▶ _What you will do_: Give the number of lines that include the string "this", nothing more.

▶ _Task material_:
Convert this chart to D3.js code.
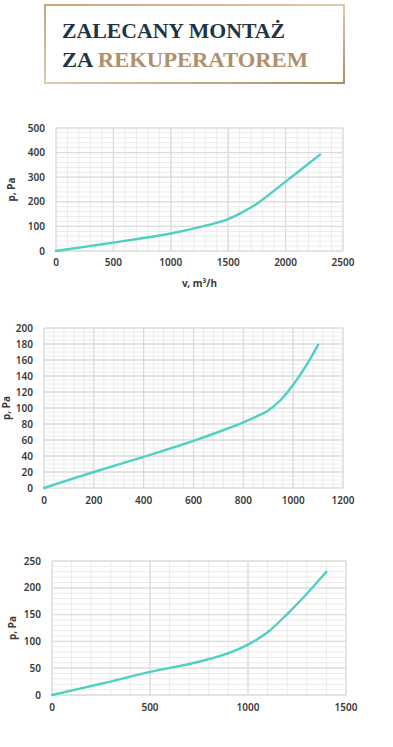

...

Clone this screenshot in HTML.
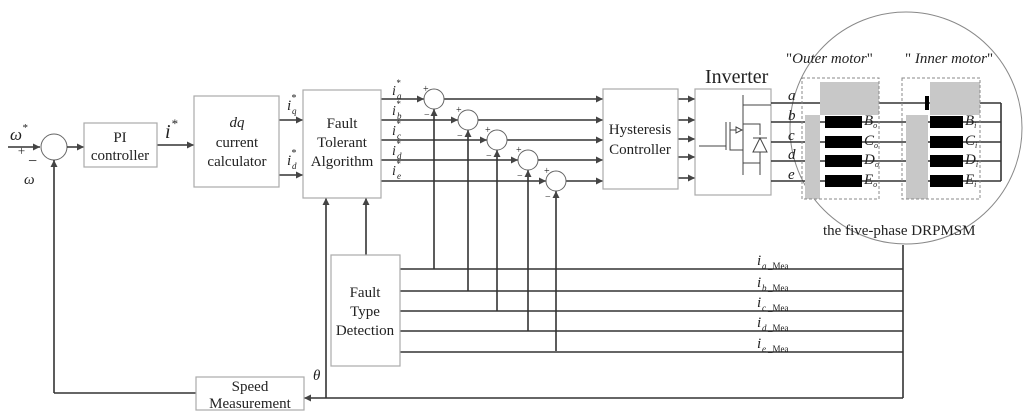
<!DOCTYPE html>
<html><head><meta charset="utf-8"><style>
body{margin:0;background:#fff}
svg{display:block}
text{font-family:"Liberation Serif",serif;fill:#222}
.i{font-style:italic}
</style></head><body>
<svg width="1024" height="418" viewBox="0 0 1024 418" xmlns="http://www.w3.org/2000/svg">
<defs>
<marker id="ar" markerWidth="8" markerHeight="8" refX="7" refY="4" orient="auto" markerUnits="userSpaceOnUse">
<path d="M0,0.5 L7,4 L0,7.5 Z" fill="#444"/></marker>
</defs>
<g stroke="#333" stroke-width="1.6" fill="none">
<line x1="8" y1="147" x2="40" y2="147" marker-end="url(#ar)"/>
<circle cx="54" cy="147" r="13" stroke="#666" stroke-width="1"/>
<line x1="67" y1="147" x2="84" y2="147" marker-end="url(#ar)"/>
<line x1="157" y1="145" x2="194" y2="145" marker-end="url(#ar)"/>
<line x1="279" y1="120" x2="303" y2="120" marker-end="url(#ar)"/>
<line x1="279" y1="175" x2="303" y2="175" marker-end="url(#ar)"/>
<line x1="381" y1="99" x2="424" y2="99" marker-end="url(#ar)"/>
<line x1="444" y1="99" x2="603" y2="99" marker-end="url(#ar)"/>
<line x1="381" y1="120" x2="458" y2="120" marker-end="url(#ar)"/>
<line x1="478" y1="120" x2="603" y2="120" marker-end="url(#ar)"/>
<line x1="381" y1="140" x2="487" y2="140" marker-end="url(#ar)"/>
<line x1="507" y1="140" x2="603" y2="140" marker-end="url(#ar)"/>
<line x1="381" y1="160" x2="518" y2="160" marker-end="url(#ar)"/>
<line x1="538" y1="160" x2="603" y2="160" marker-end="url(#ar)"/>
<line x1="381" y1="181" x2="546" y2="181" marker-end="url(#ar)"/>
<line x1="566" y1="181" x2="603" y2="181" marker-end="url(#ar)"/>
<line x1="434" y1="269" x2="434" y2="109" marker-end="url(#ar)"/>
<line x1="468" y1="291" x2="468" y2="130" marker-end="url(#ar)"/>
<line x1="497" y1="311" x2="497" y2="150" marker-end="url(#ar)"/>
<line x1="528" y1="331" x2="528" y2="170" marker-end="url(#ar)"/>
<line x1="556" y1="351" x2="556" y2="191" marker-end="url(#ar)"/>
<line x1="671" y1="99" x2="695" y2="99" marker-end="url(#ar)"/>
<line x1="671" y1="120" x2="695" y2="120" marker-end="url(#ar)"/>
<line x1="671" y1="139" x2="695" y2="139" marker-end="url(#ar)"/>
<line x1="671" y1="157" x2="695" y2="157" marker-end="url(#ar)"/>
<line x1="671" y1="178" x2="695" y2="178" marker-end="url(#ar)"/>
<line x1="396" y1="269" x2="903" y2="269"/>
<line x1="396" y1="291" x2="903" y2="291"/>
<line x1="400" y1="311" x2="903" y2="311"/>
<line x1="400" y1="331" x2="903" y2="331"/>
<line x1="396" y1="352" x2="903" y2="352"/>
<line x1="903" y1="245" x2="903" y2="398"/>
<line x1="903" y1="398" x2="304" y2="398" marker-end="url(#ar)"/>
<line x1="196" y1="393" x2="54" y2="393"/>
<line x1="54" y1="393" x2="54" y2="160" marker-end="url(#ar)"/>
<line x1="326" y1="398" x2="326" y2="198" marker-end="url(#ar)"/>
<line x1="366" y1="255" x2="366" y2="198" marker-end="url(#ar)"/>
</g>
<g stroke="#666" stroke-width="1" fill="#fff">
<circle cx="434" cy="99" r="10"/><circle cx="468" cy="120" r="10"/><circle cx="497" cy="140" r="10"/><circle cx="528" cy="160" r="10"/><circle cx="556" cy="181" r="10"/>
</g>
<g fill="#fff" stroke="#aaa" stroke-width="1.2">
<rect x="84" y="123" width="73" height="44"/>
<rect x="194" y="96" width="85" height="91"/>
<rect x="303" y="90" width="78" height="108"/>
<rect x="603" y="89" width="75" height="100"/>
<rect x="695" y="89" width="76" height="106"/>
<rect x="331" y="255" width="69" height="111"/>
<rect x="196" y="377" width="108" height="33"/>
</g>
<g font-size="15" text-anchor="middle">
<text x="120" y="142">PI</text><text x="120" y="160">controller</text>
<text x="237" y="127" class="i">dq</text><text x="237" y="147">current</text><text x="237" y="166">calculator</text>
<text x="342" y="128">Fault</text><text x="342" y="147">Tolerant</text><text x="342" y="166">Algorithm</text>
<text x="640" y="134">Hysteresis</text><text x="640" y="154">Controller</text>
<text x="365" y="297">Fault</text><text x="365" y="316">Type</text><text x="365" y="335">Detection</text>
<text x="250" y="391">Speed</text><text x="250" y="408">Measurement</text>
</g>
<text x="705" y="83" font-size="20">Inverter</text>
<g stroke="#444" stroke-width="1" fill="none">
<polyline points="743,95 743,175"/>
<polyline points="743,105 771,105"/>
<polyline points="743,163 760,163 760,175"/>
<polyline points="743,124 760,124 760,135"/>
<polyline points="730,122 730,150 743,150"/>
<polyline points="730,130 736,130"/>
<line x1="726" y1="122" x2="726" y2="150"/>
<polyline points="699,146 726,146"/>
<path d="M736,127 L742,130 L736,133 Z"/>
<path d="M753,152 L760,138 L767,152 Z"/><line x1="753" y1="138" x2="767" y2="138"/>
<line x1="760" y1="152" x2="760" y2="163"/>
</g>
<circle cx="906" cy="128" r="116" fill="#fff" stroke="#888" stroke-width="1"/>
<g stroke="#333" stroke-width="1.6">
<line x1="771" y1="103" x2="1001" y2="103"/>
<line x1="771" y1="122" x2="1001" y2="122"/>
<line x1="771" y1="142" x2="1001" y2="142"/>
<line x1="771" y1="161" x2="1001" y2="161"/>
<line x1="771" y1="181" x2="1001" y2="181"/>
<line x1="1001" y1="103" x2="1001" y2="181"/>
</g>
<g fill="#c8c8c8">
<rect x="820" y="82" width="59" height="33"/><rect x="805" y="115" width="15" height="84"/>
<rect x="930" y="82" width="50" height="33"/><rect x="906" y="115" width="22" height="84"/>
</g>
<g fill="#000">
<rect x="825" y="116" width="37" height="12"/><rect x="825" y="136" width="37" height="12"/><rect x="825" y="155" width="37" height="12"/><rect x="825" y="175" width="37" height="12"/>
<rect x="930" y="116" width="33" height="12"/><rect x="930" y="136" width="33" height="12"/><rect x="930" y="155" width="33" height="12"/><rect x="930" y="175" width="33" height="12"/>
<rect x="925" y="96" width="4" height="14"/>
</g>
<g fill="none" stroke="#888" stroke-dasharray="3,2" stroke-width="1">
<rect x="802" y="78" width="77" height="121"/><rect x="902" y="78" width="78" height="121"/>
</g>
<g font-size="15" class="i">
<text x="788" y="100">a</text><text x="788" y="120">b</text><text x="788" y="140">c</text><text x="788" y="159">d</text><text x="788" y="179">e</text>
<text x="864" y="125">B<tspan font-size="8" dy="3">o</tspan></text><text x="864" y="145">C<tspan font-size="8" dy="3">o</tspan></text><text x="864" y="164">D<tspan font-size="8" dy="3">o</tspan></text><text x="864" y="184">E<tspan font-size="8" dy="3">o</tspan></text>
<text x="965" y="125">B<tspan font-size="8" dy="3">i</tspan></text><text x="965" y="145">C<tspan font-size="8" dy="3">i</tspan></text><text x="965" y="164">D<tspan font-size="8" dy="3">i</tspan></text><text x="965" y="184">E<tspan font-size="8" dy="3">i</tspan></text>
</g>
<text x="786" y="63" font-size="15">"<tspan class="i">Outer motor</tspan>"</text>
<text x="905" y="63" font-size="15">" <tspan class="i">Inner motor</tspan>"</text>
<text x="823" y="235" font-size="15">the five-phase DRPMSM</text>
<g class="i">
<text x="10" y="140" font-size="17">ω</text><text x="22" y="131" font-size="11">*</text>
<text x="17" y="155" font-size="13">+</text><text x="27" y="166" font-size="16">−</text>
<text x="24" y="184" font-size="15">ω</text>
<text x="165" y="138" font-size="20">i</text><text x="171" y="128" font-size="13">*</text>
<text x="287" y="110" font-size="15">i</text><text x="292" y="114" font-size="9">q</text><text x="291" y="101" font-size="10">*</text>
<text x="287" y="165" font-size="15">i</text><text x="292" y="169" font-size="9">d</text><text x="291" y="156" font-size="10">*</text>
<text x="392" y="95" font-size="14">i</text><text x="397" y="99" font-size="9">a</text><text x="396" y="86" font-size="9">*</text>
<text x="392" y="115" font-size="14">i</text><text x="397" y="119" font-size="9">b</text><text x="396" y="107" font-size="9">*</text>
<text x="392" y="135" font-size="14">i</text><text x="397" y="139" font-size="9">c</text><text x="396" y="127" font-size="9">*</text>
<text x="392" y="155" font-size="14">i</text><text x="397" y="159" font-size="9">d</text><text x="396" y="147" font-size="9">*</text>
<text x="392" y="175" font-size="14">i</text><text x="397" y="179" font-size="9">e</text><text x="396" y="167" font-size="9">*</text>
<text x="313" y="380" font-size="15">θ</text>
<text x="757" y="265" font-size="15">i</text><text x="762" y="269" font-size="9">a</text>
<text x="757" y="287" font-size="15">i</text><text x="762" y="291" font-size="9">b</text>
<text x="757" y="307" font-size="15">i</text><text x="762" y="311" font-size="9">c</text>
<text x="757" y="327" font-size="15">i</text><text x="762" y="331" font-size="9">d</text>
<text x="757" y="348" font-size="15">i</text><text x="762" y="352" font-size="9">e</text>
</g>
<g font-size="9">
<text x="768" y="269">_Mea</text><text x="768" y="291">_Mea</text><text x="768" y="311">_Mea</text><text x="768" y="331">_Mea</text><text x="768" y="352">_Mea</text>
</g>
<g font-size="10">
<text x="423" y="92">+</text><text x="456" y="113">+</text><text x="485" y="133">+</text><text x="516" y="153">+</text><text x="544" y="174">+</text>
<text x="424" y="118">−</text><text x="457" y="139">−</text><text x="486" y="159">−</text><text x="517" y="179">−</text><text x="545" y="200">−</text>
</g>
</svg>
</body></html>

▶ _Expected answer_: 2